Posted: May 22, 2009, 2 p.m. EDT
© Isabelle Francaise/BowTie Inc.
Although ferrets look innocent, they often get into places they shouldn't if a home isn't properly ferret-proofed.
Part of the joy of owning ferrets is witnessing a ferret live life to the fullest. Whether a ferret jumps around on the bed covers, dashes and stashes a squeaky toy, or sleeps in the oddest position ever, a ferret’s everyday antics usually bring a smile to its owner’s face.
As a ferret owner, you’re probably doing a lot to increase your ferret’s chances of living life to the fullest. Check out the following 10 ferret care tips for more suggestions.
Ferret Care Tip #1: Play/interact with your ferret every day. Interacting with your ferret every day increases the bond you share together and enriches your ferret’s life. Ferrets are easily bored if confined to the same, unchanging surroundings day after day, which can cause stress. Daily play breaks up any possible monotony.
Playtime with you fuels your ferret’s mental processes and provides physical exercise, however, all interaction doesn’t have to include exercise. Petting your ferret or holding it while you watch TV also qualify.
Alicia Drakiotes, founder and operator since 1995 of FerretWise Rescue And Rehabilitation Center in Marlborough, New Hampshire, considers interacting with ferrets the second most important thing ferret owners can do. (Read on to find out what she considers most important).
“For optimum health, establish a daily routine for caretaking and interactions,” Drakiotes said. “Be aware that change in routine can be stressful to your ferrets”
Ferret Care Tip #2: Ferret-proof any rooms your ferret can access. Ferrets are curious, flexible animals that are drawn to places and things people might not expect. This can be a deadly combination if a home isn’t ferret-proofed.
That space above the kitchen floor boards? Yes, ferrets can get into that. Ferrets are known to end up in laundry, which can have a final stop in the washing machine. Ferrets also tend to eat bits of eraser tips, doorstop covers, houseplants and other items that can cause gastrointestinal blockage or illness. Ferret-proofing requires thinking like a ferret and removing possible dangers, especially during holidays.
For Drakiotes, ferret-proofing is the most important concern for ferret owners. And she’s not alone in ranking it as important.
Claudia T., a ferret enthusiast and treasurer of Ferrets Anonymous in California, cautions that ferret owners should ferret-proof their entire house, whether or not the ferret is allowed access to it. This is because ferrets don’t always stay where they’re supposed to.

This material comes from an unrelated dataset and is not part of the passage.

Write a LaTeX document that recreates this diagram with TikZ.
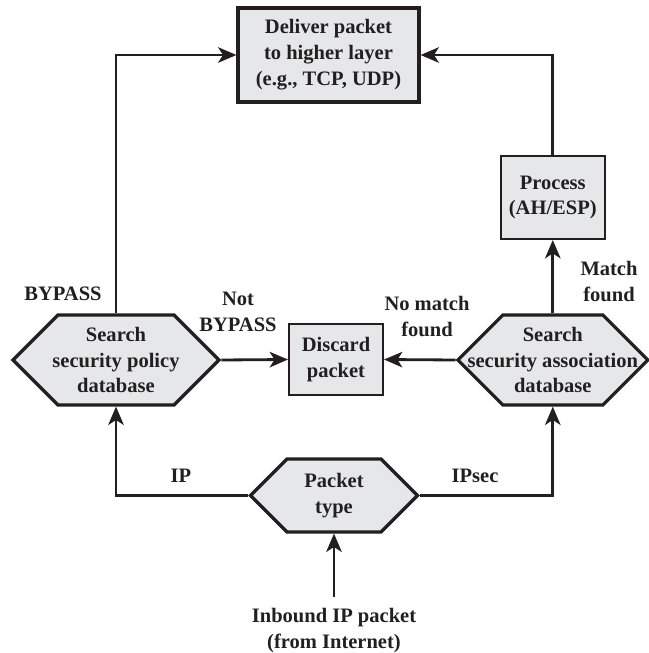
\documentclass[tikz,border=0pt]{standalone}
\usepackage{fontspec}
\setmainfont{Liberation Serif}
\usetikzlibrary{shapes.symbols, arrows.meta}
\definecolor{boxgray}{RGB}{230,231,232}
\definecolor{inkdark}{RGB}{35,31,32}
\newcommand{\flowfont}{\fontsize{14.6pt}{18.4pt}\selectfont\bfseries}

\begin{document}
\begin{tikzpicture}[
  every node/.style={font=\flowfont, text=inkdark, align=center},
  procbox/.style={draw=inkdark, rectangle, fill=boxgray, line width=1.5pt, inner sep=0pt},
  hexbox/.style={draw=inkdark, signal, signal to=west and east, signal pointer angle=90, fill=boxgray, line width=2.3pt, inner xsep=-1.5cm, inner ysep=0pt},
  flow/.style={draw=inkdark, line width=2pt, -{Stealth[length=13pt, width=11pt, inset=3.5pt]}}
]
\useasboundingbox (0,0) rectangle (16.225,16.325);

% Upper layer
\node[procbox, line width=2.3pt, minimum width=4.525cm, minimum height=2.35cm] (deliver) at (8.2125,14.95) {Deliver packet\\to higher layer\\(e.g., TCP, UDP)};

% IPsec processing and discard
\node[procbox, minimum width=2.6cm, minimum height=2.075cm] (process) at (13.82,11.3875) {Process\\(AH/ESP)};
\node[procbox, minimum width=2.35cm, minimum height=1.775cm] (discard) at (8.4,7.3375) {Discard\\packet};

% Database searches
\node[hexbox, minimum width=5.15cm, minimum height=2.25cm] (spd) at (2.9,7.325) {Search\\security policy\\database};
\node[hexbox, minimum width=4.75cm, minimum height=2.25cm] (sad) at (13.82,7.325) {Search\\security association\\database};

% Packet type decision
\node[hexbox, minimum width=4.175cm, minimum height=1.825cm] (ptype) at (8.35,3.9375) {Packet\\type};
\node[anchor=north, inner ysep=0.28cm] (inbound) at (8.35,1.4) {Inbound IP packet\\(from Internet)};

% Connectors
\draw[flow] (spd.north) |- (deliver.west);
\draw[flow] (process.north) |- (deliver.east);
\draw[flow] (sad.north) -- (process.south);
\draw[flow] (spd.east) -- (discard.west);
\draw[flow] (sad.west) -- (discard.east);
\draw[flow] (ptype.west) -| (spd.south);
\draw[flow] (ptype.east) -| (sad.south);
\draw[flow] (inbound.north) -- (ptype.south);

% Branch labels
\node (bypass) at (1.575,8.975) {BYPASS};
\node (notbypass) at (5.95,8.525) {Not\\BYPASS};
\node (nomatch) at (10.675,8.4125) {No match\\found};
\node (match) at (15.225,9.2875) {Match\\found};
\node (ip) at (4.525,4.425) {IP};
\node (ipsec) at (11.875,4.425) {IPsec};

\end{tikzpicture}
\end{document}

“Never underestimate a ferret!" Claudia T. said.
Ferret Care Tip #3: Feed an appropriate diet. Ferrets are obligate carnivores that get their nutrition from animal-based protein. Their digestive tract is short and lacks the ability to break down and absorb nutrients from plant-based proteins.
So, even though a ferret might beg for a sip from your soda or crunch down on nacho chips, these provide no nutrition and could harm a ferret if they contain excess sugar. Even fruits and vegetables are a concern, especially those with high sugar content or that are hard and could cause a gastrointestinal blockage. Don’t offer these to your ferret.
What should you feed your ferret? “Offer a well-balanced food as recommended by a ferret-knowledgeable veterinarian," said Sandra Mitchell, DVM, DABVP, of Animal Medical Associates in Saco, Maine.
Ferrets’ picky eating habits also challenge ferret owners. Ferrets imprint on food at a young age and often won’t eat a food they never ate before because they don’t recognize it as food. One solution to this problem is offering a mix of food.
“I think a mix of three foods is good,” Claudia T. said. “If you feed a mix, the chances are good that you will always be able to find one in the store.”
Ferret Care Tip #4: Know your ferret’s habits. When does your ferret usually wake up, go to sleep, eat, play or defecate? These behaviors and others give you a clue about its health. If your firecracker ferret suddenly spends most of its waking time lying around instead of playing, that could be a sign of illness.
Knowing your ferret’s habits and routine seem like small things, but the faster you pick up on any changes, the more time it might give you and your ferret if a change is caused by a health problem.
Ferret Care Tip #5: House your ferret at the proper temperature and humidity. Heat is usually more of a concern for ferrets than cold. Ferrets are susceptible to heatstroke and cannot tolerate temperatures above 90 degrees Fahrenheit. Lower temperatures can be dangerous too, if the humidity is high.
What does this mean to ferret owners? Be aware of the temperature. If a heat wave hits, your ferret can’t sweat through it. If you don’t have air conditioning, put your ferret in the coolest room in your house and place bottles of frozen water in the cage covered in a towel. A blowing fan by itself won’t cool down your ferret. Check on your ferret frequently. If your ferret lives outdoors, bring it inside.
Another thing to consider is where you place your ferret’s cage in your home. Microclimates exist within structures, so be aware of the temperature, humidity and ventilation in your ferret’s area, be it a cage or a room.